Cu isotope systematics of conduit-type Cu–PGE mineralization in the Eastern Gabbro, Coldwell Complex, Canada

• Published in: Mineralium deposita Vol. 56; no. 4; pp. 707 - 724
• Main Authors: Brzozowski, Matthew J., Good, David J., Wu, Changzhi, Li, Weiqiang
• Format: Journal Article
• Language: English
• Published: Berlin/Heidelberg Springer Berlin Heidelberg 01.04.2021; Springer Nature B.V
• Subjects: Chalcopyrite; Copper; Deposits; Dilution; Earth and Environmental Science; Earth Sciences; Fractionation; Gabbro; Geochemistry; Geology; High temperature; Hydrothermal alteration; Isotopes; Lava; Magma; Mathematical analysis; Mineral Resources; Mineralization; Mineralogy; Nickel; Oxidoreductions; Palladium; R factors; Segregation; Silicates; Sulfide; Sulfides; Sulphides; Systematics; Canada; Ni–Cu–PGE; Marathon deposit; Coldwell Complex; Cu isotopes
• ISSN: 0026-4598; 1432-1866
• DOI: 10.1007/s00126-020-00992-8

Chalcopyrite from the Cu–PGE sulfide deposits in the Eastern Gabbro, Coldwell Complex, Canada, exhibit a > 2‰ variation in δ 65 Cu.
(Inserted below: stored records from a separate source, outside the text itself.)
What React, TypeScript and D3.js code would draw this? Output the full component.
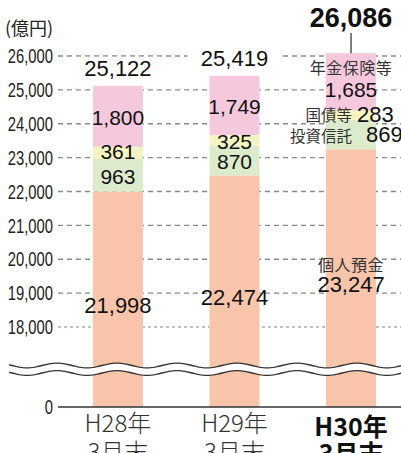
import React from 'react';
import * as d3 from 'd3';

// data (億円)
const categories = ['H28年', 'H29年', 'H30年'];
const subLabel = '3月末';
const kojinYokin = [21998, 22474, 23247];
const toshiShintaku = [963, 870, 869];
const kokusai = [361, 325, 283];
const nenkin = [1800, 1749, 1685];
const totals = [25122, 25419, 26086];
const seriesKeys = ['kojin', 'toshin', 'kokusai', 'nenkin'];
const seriesNames = ['個人預金', '投資信託', '国債等', '年金保険等'];
const seriesColors = ['#F8C4AA', '#DDEBCD', '#F5F5C3', '#F6C8DD'];
const yTicks = [0, 18000, 19000, 20000, 21000, 22000, 23000, 24000, 25000, 26000];

const W = 401;
const H = 453;
const NUM_FONT = '"Liberation Sans", Arial, sans-serif';
const JP_FONT = '"Noto Sans CJK JP", sans-serif';

const rows = categories.map((c, i) => ({
  cat: c,
  kojin: kojinYokin[i],
  toshin: toshiShintaku[i],
  kokusai: kokusai[i],
  nenkin: nenkin[i],
}));

const fmt = d3.format(',');

export default function App() {
  const x = d3.scaleBand()
    .domain(categories)
    .range([58, 411])
    .paddingInner(0.571)
    .paddingOuter(0.3);

  // broken axis: 0 at the baseline, 18,000..26,000 above the break
  const y = d3.scaleLinear()
    .domain([0, 18000, 26000])
    .range([407, 327, 56]);

  const stacked = d3.stack().keys(seriesKeys)(rows as any);

  const bw = x.bandwidth();
  const cx = (c: string) => (x(c) as number) + bw / 2;

  // wavy break band
  const wave = (base: number) => d3.range(9, W + 2, 2).map(px => [px, base + 2.4 * Math.cos((2 * Math.PI * (px - 27)) / 60)] as [number, number]);
  const line = d3.line();
  const topWave = wave(365.5);
  const botWave = wave(373);
  const band = line(topWave.concat(botWave.slice().reverse())) + 'Z';

  const last = categories.length - 1;

  return (
    <svg width={W} height={H} style={{ position: 'absolute', left: 0, top: 0, background: '#fff' }}>
      {/* unit */}
      <text x={5} y={35} fontFamily={JP_FONT} fontSize={18} fill="#222">(億円)</text>

      {/* grid + tick labels */}
      {yTicks.map(t => (
        <g key={t}>
          {t > 0 && (
            <line x1={58} x2={W} y1={y(t)} y2={y(t)}
              stroke={t === 18000 ? '#777' : '#8a8a8a'}
              strokeWidth={t === 18000 ? 0.9 : 1.3}
              strokeDasharray={t === 18000 ? '3,3' : '5,4'} />
          )}
          <text transform={`translate(53,${y(t)}) scale(0.74,1)`} textAnchor="end" dy="0.36em"
            fontFamily={NUM_FONT} fontSize={20} fill="#222">{fmt(t)}</text>
        </g>
      ))}

      {/* total label backgrounds (knock out grid) */}
      {categories.map((c, i) => i < last && (
        <rect key={c} x={cx(c) - 47} y={y(totals[i]) - 29} width={94} height={22} fill="#fff" />
      ))}

      {/* bars */}
      {stacked.map((s, si) => (
        <g key={s.key} fill={seriesColors[si]}>
          {s.map((d, i) => (
            <rect key={i} x={x(categories[i])} width={bw}
              y={y(d[1])} height={y(d[0]) - y(d[1])} />
          ))}
        </g>
      ))}

      {/* baseline */}
      <line x1={58} x2={W} y1={y(0)} y2={y(0)} stroke="#333" strokeWidth={1.5} />

      {/* break */}
      <path d={band} fill="#fff" />
      <path d={line(topWave) as string} fill="none" stroke="#333" strokeWidth={1.3} />
      <path d={line(botWave) as string} fill="none" stroke="#333" strokeWidth={1.3} />

      {/* totals */}
      {categories.map((c, i) => i < last ? (
        <text key={c} x={cx(c)} y={y(totals[i]) - 10} textAnchor="middle"
          fontFamily={NUM_FONT} fontSize={22} fill="#111">{fmt(totals[i])}</text>
      ) : (
        <g key={c}>
          <text x={cx(c)} y={27} textAnchor="middle" fontFamily={NUM_FONT}
            fontSize={27} fontWeight="bold" fill="#111">{fmt(totals[i])}</text>
          <line x1={cx(c)} x2={cx(c)} y1={33} y2={y(stacked[3][i][1])} stroke="#555" strokeWidth={1.5} />
        </g>
      ))}

      {/* segment values, first two bars */}
      {categories.map((c, i) => i < last && (
        <g key={c} fontFamily={NUM_FONT} fill="#111" textAnchor="middle">
          <text x={cx(c)} y={(y(stacked[0][i][1]) + 418) / 2 + 8} fontSize={22}>{fmt(kojinYokin[i])}</text>
          {[1, 2, 3].map(si => {
            const d = stacked[si][i];
            const mid = (y(d[0]) + y(d[1])) / 2;
            const v = d[1] - d[0];
            return (
              <text key={si} x={cx(c)} y={mid + (si === 2 && i === 0 ? 6 : 8.5)} fontSize={21}>{fmt(v)}</text>
            );
          })}
        </g>
      ))}

      {/* last bar with series names */}
      {(() => {
        const c = categories[last];
        const xc = cx(c);
        const nk = stacked[3][last];
        const kk = stacked[2][last];
        const ts = stacked[1][last];
        const kj = stacked[0][last];
        const kkMid = (y(kk[0]) + y(kk[1])) / 2;
        const tsMid = (y(ts[0]) + y(ts[1])) / 2;
        const kjBase = (y(kj[1]) + 418) / 2 + 8;
        return (
          <g>
            <text x={xc} y={y(nk[1]) + 21} textAnchor="middle" fontFamily={JP_FONT} fontSize={16} fill="#333" letterSpacing={0.5}>{seriesNames[3]}</text>
            <text x={xc} y={y(nk[0]) - 13} textAnchor="middle" fontFamily={NUM_FONT} fontSize={21} fill="#111">{fmt(nenkin[last])}</text>

            <text x={352} y={kkMid + 6} textAnchor="end" fontFamily={JP_FONT} fontSize={15.5} fill="#333">{seriesNames[2]}</text>
            <text x={357} y={kkMid + 6.5} fontFamily={NUM_FONT} fontSize={22} fill="#111">{fmt(kokusai[last])}</text>

            <text x={352} y={tsMid + 7} textAnchor="end" fontFamily={JP_FONT} fontSize={15.5} fill="#333">{seriesNames[1]}</text>
            <text x={366} y={tsMid + 7} fontFamily={NUM_FONT} fontSize={22} fill="#111">{fmt(toshiShintaku[last])}</text>

            <text x={xc} y={kjBase - 21} textAnchor="middle" fontFamily={JP_FONT} fontSize={16} fill="#333" letterSpacing={0.5}>{seriesNames[0]}</text>
            <text x={xc} y={kjBase} textAnchor="middle" fontFamily={NUM_FONT} fontSize={22} fill="#111">{fmt(kojinYokin[last])}</text>
          </g>
        );
      })()}

      {/* x labels */}
      {categories.map((c, i) => (
        <g key={c} fontFamily={JP_FONT} textAnchor="middle"
          fontWeight={i === last ? 'bold' : 300} fill={i === last ? '#111' : '#333'}>
          <text x={cx(c)} y={i === last ? 436 : 432} fontSize={i === last ? 25 : 24}>{c}</text>
          <text x={cx(c)} y={i === last ? 463 : 461} fontSize={i === last ? 25 : 24}>{subLabel}</text>
        </g>
      ))}
    </svg>
  );
}
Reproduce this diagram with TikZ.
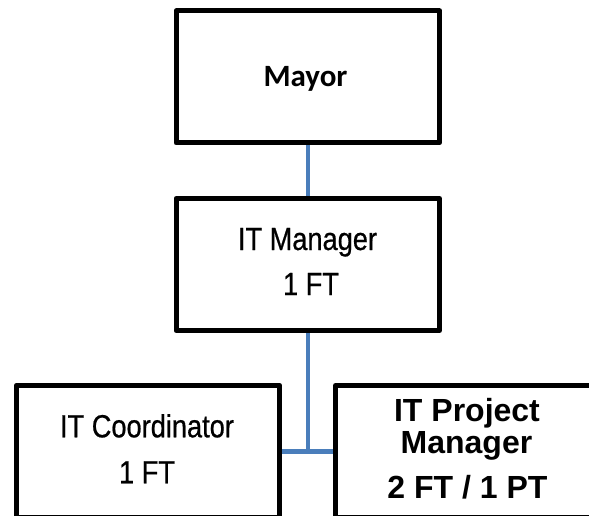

In the Marathon deposit, the δ 65 Cu of chalcopyrite increases from the lower Footwall Zone (− 1.49 to − 0.75‰), to the Main Zone (− 1.04 to 0.08‰), to the upper W Horizon (− 0.35 to 1.07‰). In the northern deposits, chalcopyrite at Four Dams and Sally have δ 65 Cu that range from − 0.08 to 0.47‰ and − 0.59 to − 0.05‰, respectively. Notably, samples from the Marathon deposit with lower chalcopyrite δ 65 Cu values tend to have higher S/Se and Cu/Pd ratios. Integrated geological and geochemical evidence suggests that secondary hydrothermal alteration and redox processes are unlikely to have been the primary causes of the observed Cu isotope variation. Numerical modeling of δ 65 Cu–Cu/Pd–S/Se of mineralization in the Eastern Gabbro illustrates three key aspects of Cu isotope behavior in magmatic Ni–Cu–PGE systems. First, R factors less than ~ 10,000 can exhibit significant control on the δ 65 Cu of sulfides. Second, sulfide liquid–silicate melt fractionation factors for Cu (Δ 65 Cu sul–sil ) greater than − 0.5‰ are applicable to Ni–Cu–PGE systems. Third, sulfide segregation exhibits no measurable control on the δ 65 Cu of sulfides at degrees of fractionation typical of Ni–Cu–PGE systems (< 0.3%). In the Marathon deposit, the range of δ 65 Cu–S/Se–Cu/Pd is attributed to the addition of Archean sedimentary Cu to a pool of sulfide liquid located at depth, followed by progressive dilution of the contaminated δ 65 Cu–S/Se signature and decrease in Cu/Pd ratio by influxes of uncontaminated pulses of magma (i.e., increasing R factor), some of which had Cu isotope compositions heavier than the mantle. Variably contaminated and enriched, with respect to Pd, sulfides from this pool were entrained by magma pulses and emplaced to form the Marathon deposit. This contribution demonstrates that Cu isotopes can fractionate at high temperatures and, when combined with other geochemical proxies, can be valuable in characterizing magmatic–post-magmatic processes in Ni–Cu–PGE sulfide deposits and for identifying PGE-rich sulfide deposits.